The Cost of Not Listening

There was a time when associations could survive, even thrive, by treating members as a single, homogeneous audience, making broad assumptions about the information or education they needed, and setting out to deliver it.

There were few other sources of the education, certification, or business networking members needed, so a one-size-fits-all strategy was successful enough.

Those days are gone, and they aren’t likely to return. There are more generations in the workplace, each with its own needs and expectations. Knowledge and networking are a few keystrokes away for anyone with an Internet connection.

Associations can still make themselves indispensible by understanding their various audiences, then aggregating and organizing a huge volume of incoming information to meet their members’ specific needs.

But that takes us back to the small matter of cutting through the clutter.
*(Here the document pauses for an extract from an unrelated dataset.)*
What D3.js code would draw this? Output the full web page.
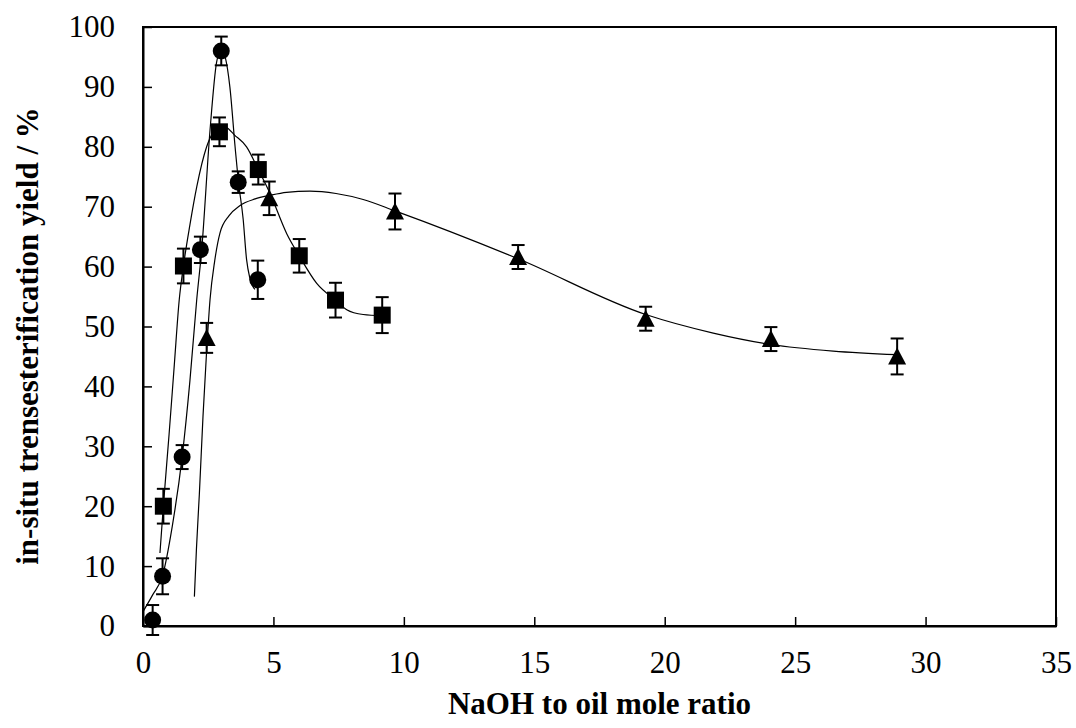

If an organization doesn’t get this right, no one benefits:

  • Members get tired of settling for content that is unoriginal, uninspiring, or too generic to reflect their needs and experience.
  • Decision-makers in members’ own organizations are less likely to pay for the next activity—whether it’s a luncheon, a conference, or a membership renewal—if they don’t see the benefit.
  • Sponsors get impatient if they see fewer participants at events, slower response to their advertising, or less overall enthusiasm across the membership.
  • The association loses dollars, momentum, and credibility at every step, so that a failure to declutter eventually becomes a serious threat to the organization as a whole.

Just Ask the Audience

The good news is that this is an easy problem to solve. The great thing about asking members what they want is that they’re often eager to tell you.

Many of our clients conduct annual or biennial member surveys to gather feedback, test new ideas, make sure their programming is on the right track, and adjust as needed. Timing is all-important: nobody likes the feeling of being surveyed to death, and your survey will fail if you ask too many questions, or if it looks like some of the questions have no purpose.

But with the right survey design, you can gather valuable intelligence, segmented by target audience, and translate members’ responses into creative, effective programs.

It’s important to keep faith with the people who took the time to complete your survey by reporting the findings—in a research report or white paper, probably with a series of supporting blog posts, and almost certainly in one or more infographics. If you’re having trouble with the survey itself, you shouldn’t hesitate to call in the professionals to advise on design or boost your members’ response rate.